Your suggestion that Parks was not a "true pioneer" is wrong.

BumRushDaShow

(129,053 posts)
13. As a note as SunSeeker provided some info about
Sun Dec 1, 2019, 09:14 AM
Dec 2019

Rosa Parks was, at that time, Secretary of that local NAACP chapter, so her act (which has unfortunately been made into a bit of a myth because so little of black history was discussed in schools or daily discourse), was deliberate.

Some of the "myths" that surrounded her included her being "an old lady whose feet hurt" where in reality, she was 42 when that incident occurred. I remember Joe Madison (who later worked with her at the Detroit NAACP when she moved to Detroit and he was a political director for the organization) always remarking about a conversation he had with her and how she laughed about the characterization... i.e., (paraphrased by him) - "Don't let them tell you that I did this because 'my feet hurt'".

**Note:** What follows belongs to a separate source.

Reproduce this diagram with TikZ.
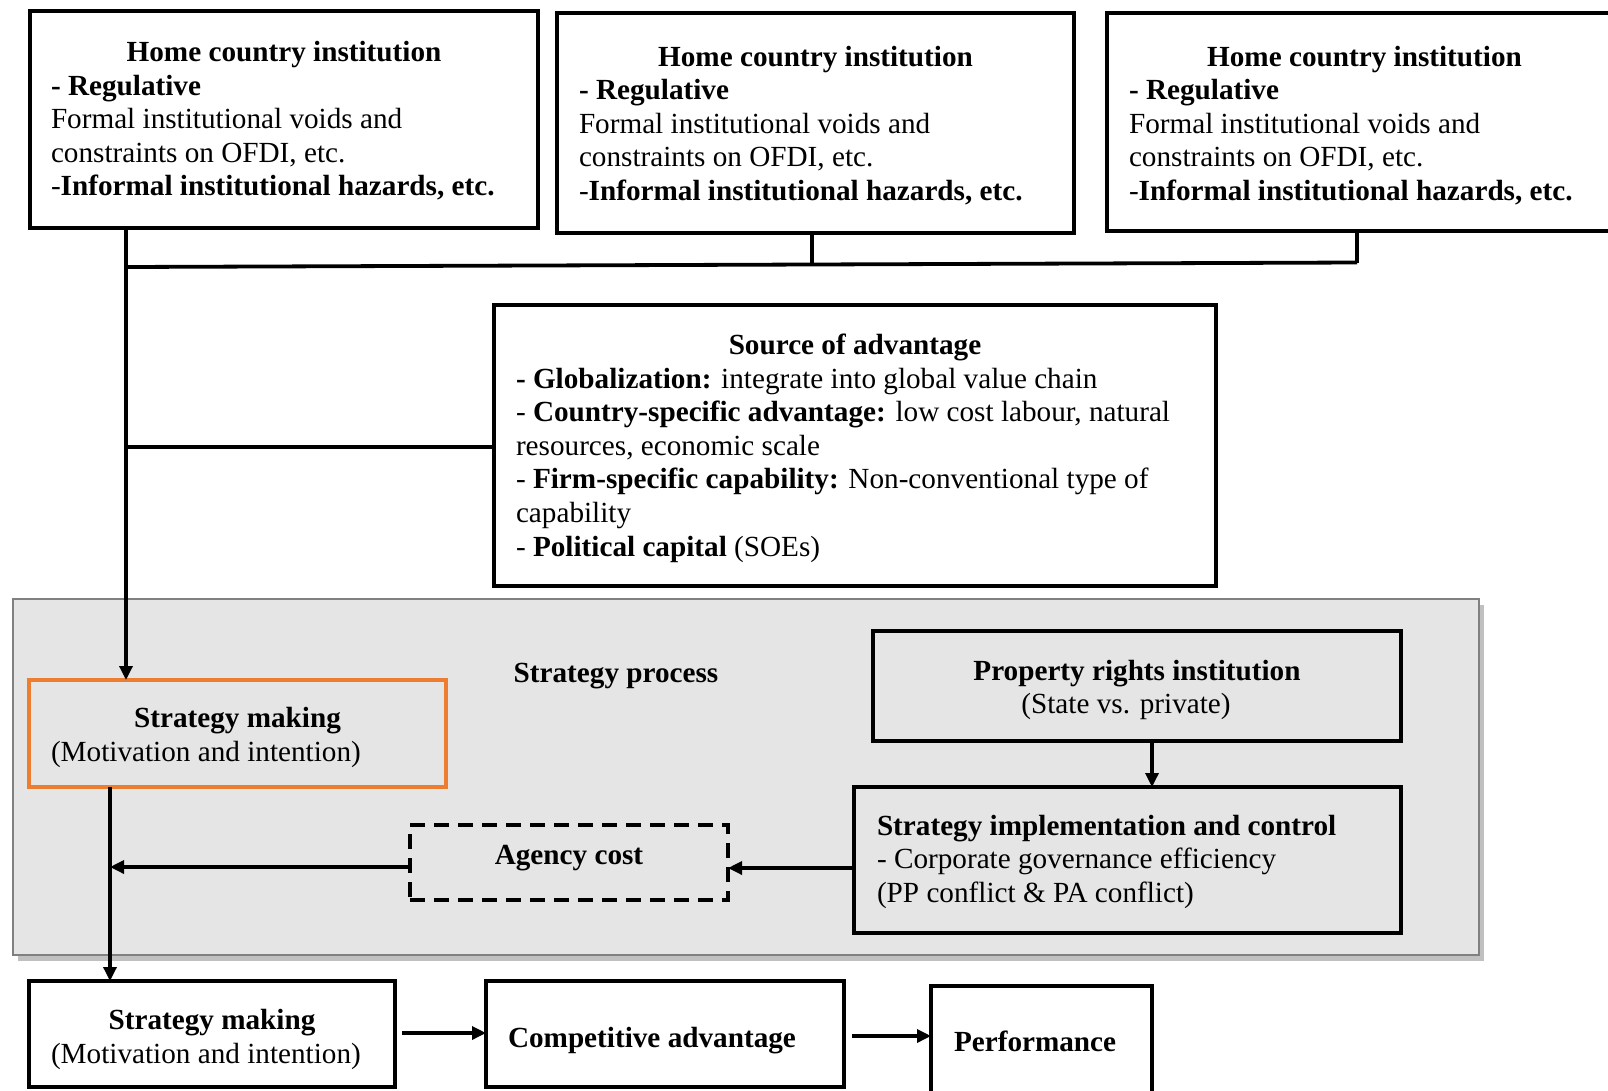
\documentclass[tikz,border=0pt]{standalone}
\usepackage{fontspec}
\setmainfont{Liberation Serif}
\usetikzlibrary{arrows.meta,calc}
\definecolor{panelgrey}{RGB}{229,229,229}
\definecolor{paneledge}{RGB}{128,128,128}
\definecolor{panelshadow}{RGB}{192,192,192}
\definecolor{accent}{RGB}{237,125,49}

\begin{document}
\begin{tikzpicture}[x=1pt,y=-1pt,
  box/.style={draw=black,line width=3.5pt,rectangle,inner sep=0pt,outer sep=0pt},
  dashbox/.style={box,dash pattern=on 15pt off 9pt},
  conn/.style={line width=3.3pt},
  bus/.style={line width=3.8pt},
  arr/.style={conn,-{Triangle[length=14pt,width=13pt]}},
  txt/.style={inner sep=0pt,outer sep=0pt,anchor=base west,font=\fontsize{29.2}{33.6}\selectfont},
  btxt/.style={txt,font=\fontsize{29.2}{33.6}\selectfont\bfseries},
  ctxt/.style={txt,anchor=base},
  cbtxt/.style={btxt,anchor=base},
]
\useasboundingbox (0,0) rectangle (1608,1090);
\fill[white] (0,0) rectangle (1608,1090);

% strategy process panel with its shadow
\fill[panelshadow] (18,605) rectangle (1484,961);
\filldraw[fill=panelgrey,draw=paneledge,line width=2.4pt] (13,599) rectangle (1479,955);
\node[cbtxt] (sp) at (616,682.5) {Strategy process};

% home country institution boxes
\node[box,minimum width=508pt,minimum height=217pt] (hc1) at (284,119.5) {};
\node[box,minimum width=517pt,minimum height=220pt] (hc2) at (815.5,123) {};
\node[box,minimum width=515pt,minimum height=218pt] (hc3) at (1364.5,122) {};

\node[cbtxt] (hc1h) at (284,61.5) {Home country institution};
\node[btxt] (hc1a) at (51,95.1) {- Regulative};
\node[txt] (hc1b) at (51,128.7) {Formal institutional voids and};
\node[txt] (hc1c) at (51,162.3) {constraints on OFDI, etc.};
\node[txt] (hc1d) at (51,195.9) {-\textbf{Informal institutional hazards, etc.}};

\node[cbtxt] (hc2h) at (815.5,66) {Home country institution};
\node[btxt] (hc2a) at (579,99.6) {- Regulative};
\node[txt] (hc2b) at (579,133.2) {Formal institutional voids and};
\node[txt] (hc2c) at (579,166.8) {constraints on OFDI, etc.};
\node[txt] (hc2d) at (579,200.4) {-\textbf{Informal institutional hazards, etc.}};

\node[cbtxt] (hc3h) at (1364.5,66) {Home country institution};
\node[btxt] (hc3a) at (1129,99.6) {- Regulative};
\node[txt] (hc3b) at (1129,133.2) {Formal institutional voids and};
\node[txt] (hc3c) at (1129,166.8) {constraints on OFDI, etc.};
\node[txt] (hc3d) at (1129,200.4) {-\textbf{Informal institutional hazards, etc.}};

% source of advantage
\node[box,minimum width=722pt,minimum height=281pt] (src) at (855,445.5) {};
\node[cbtxt] (srch) at (855,354.5) {Source of advantage};
\node[txt] (src1) at (516,388.1) {\textbf{- Globalization:} integrate into global value chain};
\node[txt] (src2) at (516,421.7) {- \textbf{Country-specific advantage:} low cost labour, natural};
\node[txt] (src3) at (516,455.3) {resources, economic scale};
\node[txt] (src4) at (516,488.9) {- \textbf{Firm-specific capability:} Non-conventional type of};
\node[txt] (src5) at (516,522.5) {capability};
\node[txt] (src6) at (516,556.1) {- \textbf{Political capital} (SOEs)};

% boxes inside the panel
\node[box,draw=accent,minimum width=417pt,minimum height=107pt] (sm1) at (237.5,733.5) {};
\node[cbtxt] (sm1h) at (237.5,727) {Strategy making};
\node[txt] (sm1a) at (51,761.5) {(Motivation and intention)};

\node[box,minimum width=528pt,minimum height=110pt] (pr) at (1137,686) {};
\node[cbtxt] (prh) at (1137,680) {Property rights institution};
\node[ctxt] (pra) at (1126,713.5) {(State vs. private)};

\node[box,minimum width=547pt,minimum height=146pt] (si) at (1127.5,860) {};
\node[btxt] (sih) at (877,835) {Strategy implementation and control};
\node[txt] (sia) at (877,868.6) {- Corporate governance efficiency};
\node[txt] (sib) at (877,902.2) {(PP conflict \& PA conflict)};

\node[dashbox,minimum width=318pt,minimum height=75pt] (ag) at (569,862.5) {};
\node[cbtxt] (agh) at (569,864) {Agency cost};

% outcome row
\node[box,minimum width=366pt,minimum height=106pt] (sm2) at (212,1034) {};
\node[cbtxt] (sm2h) at (212,1029) {Strategy making};
\node[txt] (sm2a) at (51,1063) {(Motivation and intention)};

\node[box,minimum width=358pt,minimum height=106pt] (ca) at (665,1034) {};
\node[btxt] (cah) at (508,1047) {Competitive advantage};

\node[box,minimum width=221pt,minimum height=110pt] (pf) at (1041.5,1041) {};
\node[btxt] (pfh) at (954,1051) {Performance};

% connectors from the institutional boxes
\coordinate (j1) at (126,267);
\coordinate (j2) at (812,264.5);
\coordinate (j3) at (1357,262.5);
\coordinate (js) at (126,447);
\draw[bus] (j1) -- (j2) -- (j3);
\draw[conn] (hc2.south -| j2) -- (j2);
\draw[conn] (hc3.south -| j3) -- (j3);
\draw[conn] (js) -- (src.west |- js);
\draw[arr] (hc1.south -| j1) -- (sm1.north -| j1);

% strategy process flows
\coordinate (k1) at (110,867);
\draw[arr] (sm1.south -| k1) -- (sm2.north -| k1);
\draw[arr] (ag.west |- k1) -- (k1);
\coordinate (k2) at (1152,868);
\draw[arr] (si.west |- k2) -- (ag.east |- k2);
\draw[arr] (pr.south -| k2) -- (si.north -| k2);

% outcome flows
\coordinate (m1) at (402,1033);
\coordinate (m2) at (852,1036);
\draw[arr] (m1) -- (ca.west |- m1);
\draw[arr] (m2) -- (pf.west |- m2);
\end{tikzpicture}
\end{document}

There are thousands upon thousands of "unsung heroes" among the Civil Rights movement - whether for racial, gender, orientation, or disability equality. But what happens is you have one or two who are able to articulate an issue in a unique and powerful way on behalf of others. Just like what Emmett Till's mother did on behalf of her son, where her son was but one of many thousands who were lynched for just plain racist and nonsensical reasons - and as he relates to Rosa Parks, it was the reason WHY she actually did what she did and also why MLK, who was in his mid-20s at the time, eventually did what he did and became part of the Civil Rights movement (where the rest of his story is history) -

https://nmaahc.si.edu/blog-post/emmett-tills-death-inspired-movement

To this day, the markers that have been erected on behalf of Emmett Till continued to be stolen and defaced - the 4th one just erected a couple months ago, is bullet-proof-



after the previous one was used for target practice -

SunSeeker

(51,559 posts)
8. About time! It's 2019!
Sun Dec 1, 2019, 12:58 AM
Dec 2019

She died in 2005. It would have been nice if she had been able to see it unveiled.

But I am grateful she is finally being commemorated at that historic spot.